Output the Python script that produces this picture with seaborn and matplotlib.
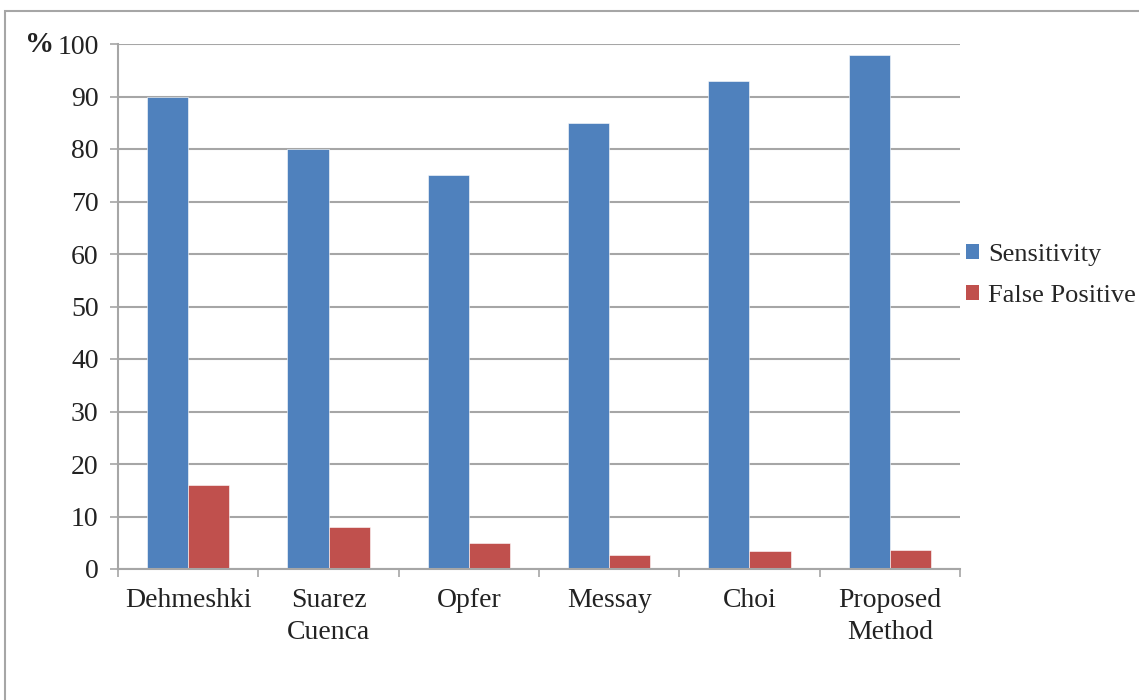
import matplotlib
matplotlib.use("Agg")
import matplotlib.pyplot as plt
import matplotlib.patches as mpatches
import seaborn as sns
import pandas as pd

categories = ["Dehmeshki", "Suarez\nCuenca", "Opfer", "Messay", "Choi", "Proposed\nMethod"]
sensitivity = [90, 80, 75, 85, 93, 98]
false_positive = [16, 8, 5, 2.7, 3.5, 3.6]
series_names = ["Sensitivity", "False Positive"]
yticks = [0, 10, 20, 30, 40, 50, 60, 70, 80, 90, 100]

df = pd.DataFrame({
    "method": categories * 2,
    "value": sensitivity + false_positive,
    "series": [series_names[0]] * len(categories) + [series_names[1]] * len(categories),
})

sns.set_style("white")
plt.rcParams["font.family"] = ["Liberation Serif", "DejaVu Serif"]

fig = plt.figure(figsize=(11.39, 7.0), dpi=100)
ax = fig.add_axes([118/1139, 1-569/700, (960-118)/1139, (569-44)/700])

palette = {series_names[0]: "#4F81BD", series_names[1]: "#C0504D"}
sns.barplot(data=df, x="method", y="value", hue="series", palette=palette,
            width=0.585, gap=0, saturation=1, ax=ax, edgecolor="#FFFFFF",
            linewidth=0.4, order=categories, hue_order=series_names)

fs = 20
ax.set_ylim(0, 100)
ax.set_xlim(-0.5, len(categories) - 0.5)
ax.set_yticks(yticks)
ax.set_yticklabels([str(v) for v in yticks], fontsize=fs, color="#222222")
ax.set_xticks(range(len(categories)))
ax.set_xticklabels(categories, fontsize=fs, color="#222222", linespacing=1.35)
ax.set_xticks([i - 0.5 for i in range(len(categories) + 1)], minor=True)
ax.tick_params(axis="x", which="major", length=0, pad=14)
ax.tick_params(axis="x", which="minor", length=6, width=1.2, color="#A6A6A6", direction="out", bottom=True)
ax.tick_params(axis="y", length=6, width=1.2, color="#A6A6A6", direction="out", left=True, pad=8)
ax.set_xlabel("")
ax.set_ylabel("")
ax.grid(axis="y", color="#A6A6A6", linewidth=1.5)
ax.set_axisbelow(True)
for s in ["top", "right"]:
    ax.spines[s].set_visible(False)
for s in ["left", "bottom"]:
    ax.spines[s].set_color("#A6A6A6")
    ax.spines[s].set_linewidth(1.5)

fig.text(40/1139, 1-45/700, "%", fontsize=21, fontweight="bold", ha="center", va="center", color="#222222")

handles = [mpatches.Patch(facecolor=palette[n], edgecolor="none") for n in series_names]
ax.get_legend().remove()
fig.legend(handles, series_names, loc="upper left", bbox_to_anchor=(966/1139, 1-244/700),
           frameon=False, fontsize=19, handlelength=0.5, handleheight=0.5,
           handletextpad=0.35, labelspacing=0.72, borderaxespad=0, borderpad=0)

frame = mpatches.Rectangle((5/1139, -0.01), 1.05, 1-11/700 + 0.01, transform=fig.transFigure,
                           fill=False, edgecolor="#A6A6A6", linewidth=1.5, clip_on=False)
fig.patches.append(frame)

fig.savefig("out.png", dpi=100)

- **Work to complete**
Take the material above from its first line through the line holding "import pandas as pd" and set it down exactly, without the pictures.

- **Solution to the problem**
Output the Python script that produces this picture with seaborn and matplotlib.
import matplotlib
matplotlib.use("Agg")
import matplotlib.pyplot as plt
import matplotlib.patches as mpatches
import seaborn as sns
import pandas as pd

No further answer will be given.